以前サーカスについての本をいくつか読んだことがあるのだが、そのなかで、戦後日本のサーカスが廃れた理由の一つが、児童の就学の徹底と労働制限であったという。もちろん子供を守るための法なのであるが、幼いころから練習量や経験値がまったく変わってしまったからだという。さもありなん。歌舞伎は、「家」という「伝統」によって、その「家」に生まれた子弟については幼少時からのプロフェッショナルな訓練を守ったわけである。
歌舞伎は男の子だけが継ぐものだが、女の子も舞踊はやるし、子供時代は歌舞伎の舞台にも立つ。歌舞伎役者の家の女の子は、そうやって育つ。

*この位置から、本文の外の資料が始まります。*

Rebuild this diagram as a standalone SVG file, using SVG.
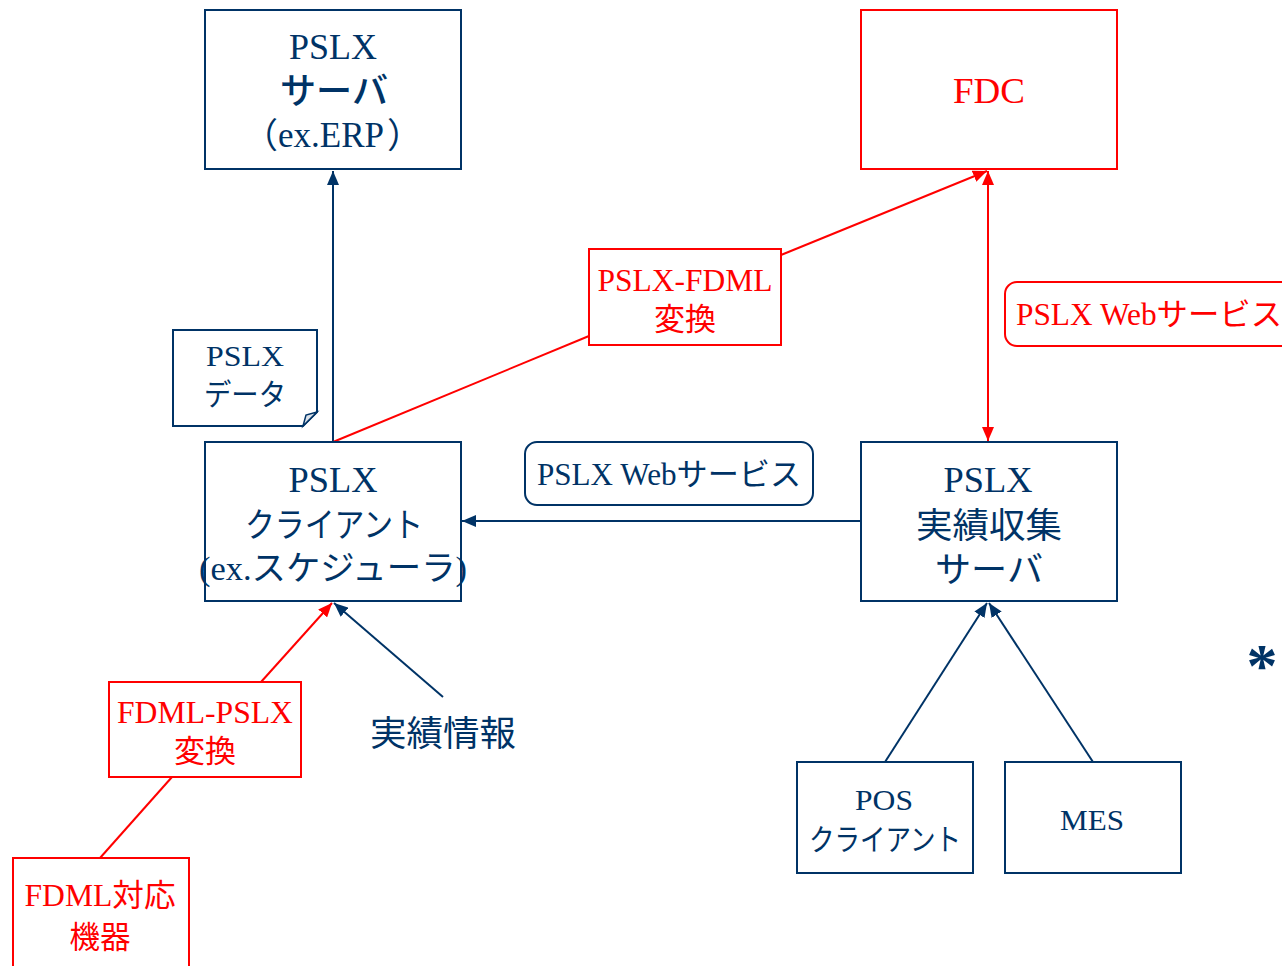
<svg xmlns="http://www.w3.org/2000/svg" width="1282" height="966" viewBox="0 0 1282 966">
<defs>
<style>
.nb{fill:#fff;stroke:#003366;stroke-width:2}
.rb{fill:#fff;stroke:#ff0000;stroke-width:2}
.t{font-family:"Liberation Serif","Noto Sans CJK JP",serif;text-anchor:middle}
.tn{fill:#003366}
.tr{fill:#ff0000}
.ln{stroke:#003366;stroke-width:2;fill:none}
.lr{stroke:#ff0000;stroke-width:2;fill:none}
</style>
<marker id="an" viewBox="0 0 14 12" refX="14" refY="6" markerWidth="14" markerHeight="12" markerUnits="userSpaceOnUse" orient="auto"><path d="M0,0 L14,6 L0,12 Z" fill="#003366"/></marker>
<marker id="ar" viewBox="0 0 14 12" refX="14" refY="6" markerWidth="14" markerHeight="12" markerUnits="userSpaceOnUse" orient="auto"><path d="M0,0 L14,6 L0,12 Z" fill="#ff0000"/></marker>
<marker id="ars" viewBox="0 0 14 12" refX="0" refY="6" markerWidth="14" markerHeight="12" markerUnits="userSpaceOnUse" orient="auto"><path d="M14,0 L0,6 L14,12 Z" fill="#ff0000"/></marker>
</defs>
<rect width="1282" height="966" fill="#fff"/>
<g id="connectors">
<line class="ln" x1="333" y1="442" x2="333" y2="171" marker-end="url(#an)"/>
<polyline class="lr" points="333,442 589,336"/>
<line class="lr" x1="781" y1="255" x2="987" y2="171" marker-end="url(#ar)"/>
<line class="lr" x1="988" y1="171" x2="988" y2="441" marker-start="url(#ars)" marker-end="url(#ar)"/>
<line class="ln" x1="861" y1="521" x2="462" y2="521" marker-end="url(#an)"/>
<line class="lr" x1="261" y1="682" x2="332" y2="603" marker-end="url(#ar)"/>
<line class="lr" x1="172" y1="777" x2="100" y2="858"/>
<line class="ln" x1="443" y1="697" x2="334" y2="603" marker-end="url(#an)"/>
<line class="ln" x1="885" y1="762" x2="987" y2="603" marker-end="url(#an)"/>
<line class="ln" x1="1093" y1="762" x2="989" y2="603" marker-end="url(#an)"/>
</g>
<g id="pslx-server">
<rect class="nb" x="205" y="10" width="256" height="159"/>
<text class="t tn" x="333" y="59" font-size="36" textLength="88" lengthAdjust="spacingAndGlyphs">PSLX</text>
<text class="t tn" x="334" y="104" font-size="36" font-weight="500" textLength="108" lengthAdjust="spacingAndGlyphs">サーバ</text>
<text class="t tn" font-size="35"><tspan x="243" y="148" style="text-anchor:start">（</tspan><tspan x="331" y="147" style="text-anchor:middle">ex.ERP</tspan><tspan x="387" y="148" style="text-anchor:start">）</tspan></text>
</g>
<g id="fdc">
<rect class="rb" x="861" y="10" width="256" height="159"/>
<text class="t tr" x="989" y="103" font-size="35" textLength="72" lengthAdjust="spacingAndGlyphs">FDC</text>
</g>
<g id="pslx-fdml">
<rect class="rb" x="589" y="249" width="192" height="96"/>
<text class="t tr" x="685" y="291" font-size="31" textLength="175" lengthAdjust="spacingAndGlyphs">PSLX-FDML</text>
<text class="t tr" x="685" y="330" font-size="31" textLength="62" lengthAdjust="spacingAndGlyphs">変換</text>
</g>
<g id="web-service-red">
<rect class="rb" x="1005" y="282" width="290" height="64" rx="12"/>
<text class="t tr" x="1016" y="325" font-size="31" style="text-anchor:start" textLength="266" lengthAdjust="spacingAndGlyphs">PSLX Webサービス</text>
</g>
<g id="pslx-data">
<path class="nb" d="M173,330 H317 V412 L303,426 H173 Z"/>
<path d="M317,412 L303,426 L306,415 Z" fill="#dde3ea" stroke="#003366" stroke-width="1.5"/>
<text class="t tn" x="245" y="366" font-size="30" textLength="78" lengthAdjust="spacingAndGlyphs">PSLX</text>
<text class="t tn" x="245" y="405" font-size="30" textLength="82" lengthAdjust="spacingAndGlyphs">データ</text>
</g>
<g id="pslx-client">
<rect class="nb" x="205" y="442" width="256" height="159"/>
<text class="t tn" x="333" y="492" font-size="36" textLength="89" lengthAdjust="spacingAndGlyphs">PSLX</text>
<text class="t tn" x="334" y="537" font-size="34" textLength="178" lengthAdjust="spacingAndGlyphs">クライアント</text>
<text class="t tn" x="333" y="580" font-size="34" textLength="268" lengthAdjust="spacingAndGlyphs">(ex.スケジューラ)</text>
</g>
<g id="web-service">
<rect class="nb" x="525" y="442" width="288" height="63" rx="12"/>
<text class="t tn" x="669" y="485" font-size="31" textLength="264" lengthAdjust="spacingAndGlyphs">PSLX Webサービス</text>
</g>
<g id="collection-server">
<rect class="nb" x="861" y="442" width="256" height="159"/>
<text class="t tn" x="988" y="492" font-size="36" textLength="89" lengthAdjust="spacingAndGlyphs">PSLX</text>
<text class="t tn" x="989" y="538" font-size="35" textLength="146" lengthAdjust="spacingAndGlyphs">実績収集</text>
<text class="t tn" x="989" y="582" font-size="35" textLength="108" lengthAdjust="spacingAndGlyphs">サーバ</text>
</g>
<g id="fdml-pslx">
<rect class="rb" x="109" y="682" width="192" height="95"/>
<text class="t tr" x="205" y="723" font-size="31" textLength="176" lengthAdjust="spacingAndGlyphs">FDML-PSLX</text>
<text class="t tr" x="205" y="762" font-size="31" textLength="62" lengthAdjust="spacingAndGlyphs">変換</text>
</g>
<g id="results-info">
<text class="t tn" x="443" y="746" font-size="35" textLength="146" lengthAdjust="spacingAndGlyphs">実績情報</text>
</g>
<g id="fdml-device">
<rect class="rb" x="13" y="858" width="176" height="120"/>
<text class="t tr" x="100" y="906" font-size="31" textLength="151" lengthAdjust="spacingAndGlyphs">FDML対応</text>
<text class="t tr" x="100" y="948" font-size="31" textLength="61" lengthAdjust="spacingAndGlyphs">機器</text>
</g>
<g id="pos-client">
<rect class="nb" x="797" y="762" width="176" height="111"/>
<text class="t tn" x="884" y="810" font-size="30" textLength="58" lengthAdjust="spacingAndGlyphs">POS</text>
<text class="t tn" x="885" y="850" font-size="30" textLength="152" lengthAdjust="spacingAndGlyphs">クライアント</text>
</g>
<g id="mes">
<rect class="nb" x="1005" y="762" width="176" height="111"/>
<text class="t tn" x="1092" y="830" font-size="30" textLength="64" lengthAdjust="spacingAndGlyphs">MES</text>
</g>
<g id="asterisk">
<text class="t tn" x="1262" y="686" font-size="62" font-weight="bold" font-family="Liberation Sans, sans-serif">*</text>
</g>
</svg>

松たか子のような器量をもった女の子がその環境で育てば、あれだけ切れ味のいい女優になるということだ……と思う。


そしてちょっと思ったことがある。
先代中村勘三郎の妻、当代勘三郎の母のことである。
寺島久恵、結婚改姓後波野久恵は、かの六代目尾上菊五郎の娘である。六代目の娘であるから見る目もあり、芸に厳しく、先代勘三郎と結婚してからも、夫の舞台を身に出かけて、良くないと思うとさっさと帰ってしまったという。当代勘三郎に対しても、その厳しさをもっていたという。
「六代目の娘」であるからその厳しさを周囲がうけれれていた節がある。
歌舞伎役者の娘が歌舞伎役者と結婚するのはよくあった話だ。その中でも彼女のことが際立っているように思うのは、「六代目の娘」という特殊性においてだけであろうか?
もしかして彼女は、「六代目の血を継いだ」、演者としての才能を持った人だったのではあるまいか? ふとそう思った。 
現代にいたら、松のような際立った女優であったのかもしれない、とも思う。松が、あきらかに、「歌舞伎の家」の生んだ名優であると思うにつけて。当代中村勘三郎が、話に聞くしかない六代目の「孫」であると思うにつけ。


ま、ともかく、松たか子をまた観たいっす、舞台で。